5. Prometheus Query Language (PromQL):

  • Basic Queries:

    up
    rate(http_requests_total[5m])
    
  • Aggregations:

    sum(rate(http_requests_total[5m]))
    avg_over_time(http_requests_total[5m])
    
  • Recording Rules:

    groups:
    - name: example
      rules:
      - record: job:http_inprogress_requests:sum
        expr: sum(http_inprogress_requests) by (job)

6. Exporters:

  • Node Exporter: Collects system-level metrics.

    wget https://github.com/prometheus/node_exporter/releases/download/v1.2.2/node_exporter-1.2.2.linux-amd64.tar.gz
    tar xvfz node_exporter-*.tar.gz
    ./node_exporter
  • Custom Exporter: Writing a custom exporter using Python.

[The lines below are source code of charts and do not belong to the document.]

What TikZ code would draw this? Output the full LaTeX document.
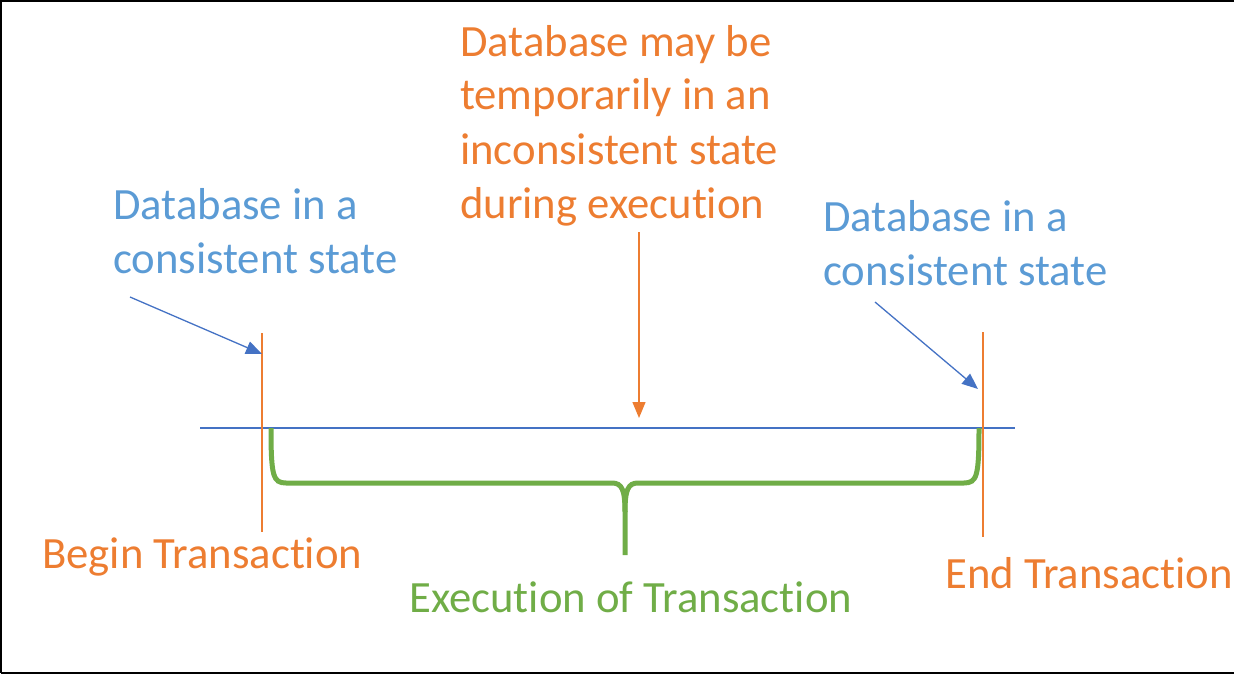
\documentclass[tikz,border=0pt]{standalone}
\usepackage{fontspec}
\setmainfont[Ligatures=NoCommon]{Carlito}
\usetikzlibrary{arrows.meta}
\definecolor{txtblue}{HTML}{5B9BD5}
\definecolor{lineblue}{HTML}{4472C4}
\definecolor{orng}{HTML}{ED7D31}
\definecolor{grn}{HTML}{70AD47}

\begin{document}
\begin{tikzpicture}[x=1pt,y=-1pt,every node/.style={inner sep=0,align=left,anchor=base west,
font=\fontsize{44.7}{54}\selectfont},
tip/.style={-{Triangle[length=16,width=13]}}]
\useasboundingbox (0,0) rectangle (1234,674);
\draw[line width=2] (1,673) -- (1,1) -- (1234,1);
\draw[line width=2] (1,673) -- (1234,673);

% time line
\coordinate (t0) at (200,428);
\coordinate (t1) at (1015,428);
\draw[lineblue,line width=1.3] (t0) -- (t1);

% begin and end marks
\coordinate (b0) at (262,333);
\coordinate (b1) at (262,532);
\coordinate (e0) at (983,332);
\coordinate (e1) at (983,537);
\draw[orng,line width=1.3] (b0) -- (b1);
\draw[orng,line width=1.3] (e0) -- (e1);

% texts (base = last line)
\node[txtblue] (cs1) at (113,273) {Database in a\\consistent state};
\node[txtblue] (cs2) at (823,285) {Database in a\\consistent state};
\node[orng] (tmp) at (460,218) {Database may be\\temporarily in an\\inconsistent state\\during execution};
\node[orng] (bt) at (42,568) {Begin Transaction};
\node[orng] (et) at (945,588) {End Transaction};
\node[grn] (ex) at (409,612) {Execution of Transaction};

% arrows
\coordinate (a1) at (130,297);
\coordinate (a1t) at (262,354);
\coordinate (a2) at (875,302);
\coordinate (a2t) at (978,389);
\coordinate (a3) at (639,232);
\coordinate (a3t) at (639,418);
\draw[lineblue,line width=1.3,tip] (a1) -- (a1t);
\draw[lineblue,line width=1.3,tip] (a2) -- (a2t);
\draw[orng,line width=1.3,tip] (a3) -- (a3t);

% brace
\draw[grn,line width=5] (271,428) .. controls (271,476) and (273,483) .. (286,483)
 -- (612,483) .. controls (622,483) and (625,490) .. (625,512) -- (625,555);
\draw[grn,line width=5] (625,512) .. controls (625,490) and (628,483) .. (638,483)
 -- (964,483) .. controls (977,483) and (979,476) .. (979,428);
\end{tikzpicture}
\end{document}
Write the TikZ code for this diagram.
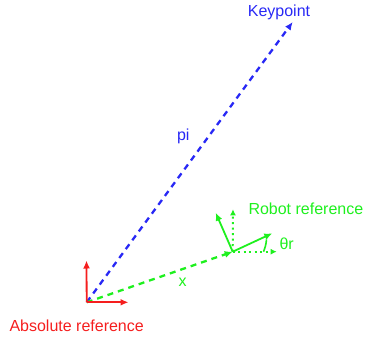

    from prometheus_client import start_http_server, Gauge
    import random
    import time
    
    g = Gauge('random_number', 'A random number')
    
    def generate_random_number():
        while True:
            g.set(random.random())
            time.sleep(5)
    
    if __name__ == '__main__':
        start_http_server(8000)
        generate_random_number()

7. Alerts and Alertmanager:

  • Alerting Rules:

    groups:
    - name: example
      rules:
      - alert: HighMemoryUsage
        expr: node_memory_Active_bytes / node_memory_MemTotal_bytes * 100 > 90
        for: 5m
        labels:
          severity: critical
        annotations:
          summary: "High memory usage detected on {{ $labels.instance }}"
          description: "Memory usage is above 90% for more than 5 minutes."
  • Alertmanager Configuration:

    global:
      resolve_timeout: 5m
    
    route:
      group_by: ['alertname']
      receiver: 'email'
    
    receivers:
    - name: 'email'
      email_configs:
      - to: 'your-email@example.com'
        from: 'prometheus@example.com'
        smarthost: 'smtp.example.com:587'
        auth_username: 'username'
        auth_password: 'password'

8. Prometheus Federation:

  • Setting Up Federation:

    scrape_configs:
    - job_name: 'federate'
      honor_labels: true
      metrics_path: '/federate'
      params:
        match[]:
          - '{job="prometheus"}'
      static_configs:
        - targets:
          - 'prometheus-server-1:9090'
          - 'prometheus-server-2:9090'

9. Monitoring Kubernetes with Prometheus:

  • Deploying Prometheus on Kubernetes:

    apiVersion: monitoring.coreos.com/v1
    kind: Prometheus
    metadata:
      name: prometheus
    spec:
      replicas: 1
      serviceAccountName: prometheus
      serviceMonitorSelector:
        matchLabels:
          team: frontend
      resources:
        requests:
          memory: 400Mi
      storage:
        volumeClaimTemplate:
          spec:
            storageClassName: standard
            resources:
              requests:
                storage: 50Gi
  • ServiceMonitor Example:

    apiVersion: monitoring.coreos.com/v1
    kind: ServiceMonitor
    metadata:
      name: example-monitor
    spec:
      selector:
        matchLabels:
          app: example
      endpoints:
        - port: web

10. Advanced Prometheus Concepts:

  • Thanos: Extends Prometheus with long-term storage, global querying, and downsampling.
  • Cortex: Multi-tenant, horizontally scalable Prometheus as a service.

11. Prometheus Security:

  • Basic Authentication:

    basic_auth:
      username: admin
      password: admin
  • TLS/SSL Configuration:

    tls_config:
      ca_file: /etc/prometheus/certs/ca.crt
      cert_file: /etc/prometheus/certs/prometheus.crt
      key_file: /etc/prometheus/certs/prometheus.key

12. Troubleshooting Prometheus:

  • Common Issues:

    • High Cardinality Metrics: Too many unique time series can overwhelm Prometheus.
    • Slow Queries: Optimize queries by avoiding high cardinality and using efficient aggregations.
  • Debugging:

    • Use the promtool command-line tool to check configuration files.
    • Prometheus UI provides an interface to debug queries and examine time series data.